# First Look at my new Look



## Mads Koch (Aug 3, 2004)

Finally had the chance to fulfill one of my dreams and buy the Look KG486-frame with a HSC4SL fork.

The bike is build with: 
9 speed Dura Ace (10 speed is probably coming soon)
American Classic CR420 wheels (Will change for the Ksyrium SL for the silver look)
Extralite seatpost and stem (Maybe I will buy a Look Ergopost)9
Ritchey WCS handlebars and Arione saddle.
Jagwire gear/brake cables and Patao carbon cage.

First impression: The bike feels really fast and extremely stiff when powering heavy gears. Only had 200km on the frame so it's still brand new!

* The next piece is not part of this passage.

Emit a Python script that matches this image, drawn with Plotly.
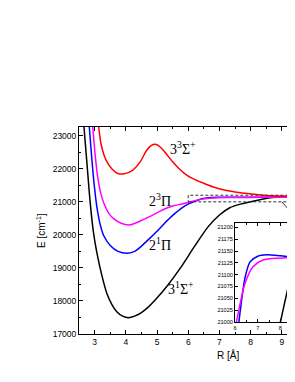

Sorry for the (REALLY) bad picture quality but just thought you should see my new wonderbike!


----------



## ChristianB (Jul 27, 2004)

Hey Mads,

Really really sweet bike. Recently I had to make a choice between the 481 and the 486, but went with the classic geometry.

Vi ses på vejene en dag!

-Christian


----------



## Mads Koch (Aug 3, 2004)

*Thanks...*



ChristianB said:


> Hey Mads,
> 
> Really really sweet bike. Recently I had to make a choice between the 481 and the 486, but went with the classic geometry.
> 
> ...


Only thing which disappointed me was the weight. Almost 1500 grams is TOOOOOOO much but the frame doesn't feels heavy so I guess it's okay!

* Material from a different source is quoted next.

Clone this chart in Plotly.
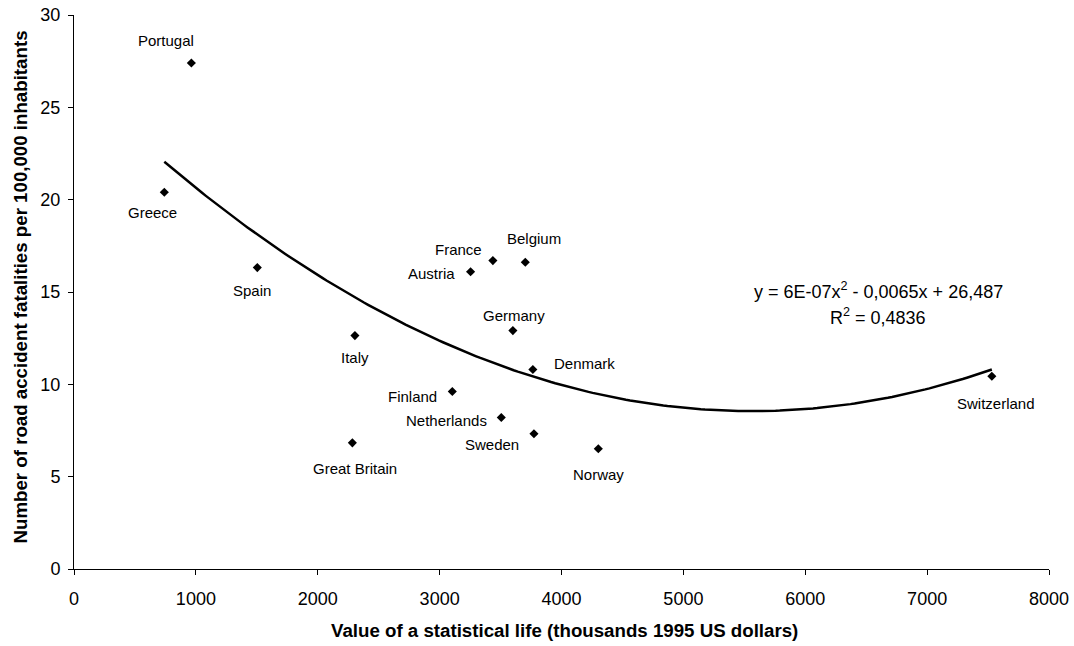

Hvor ses vi? mail mig [email protected]vis du mangler nogen at trille med eller tjek www.team-ccc.dk. (hvis du bor i Kbh eller omegn).


----------



## Francis Cebedo (Aug 1, 2001)

photoshop to the rescue...

francois


----------



## Mads Koch (Aug 3, 2004)

*Thank you!*

I will soon post updated and BETTER pictures!!


----------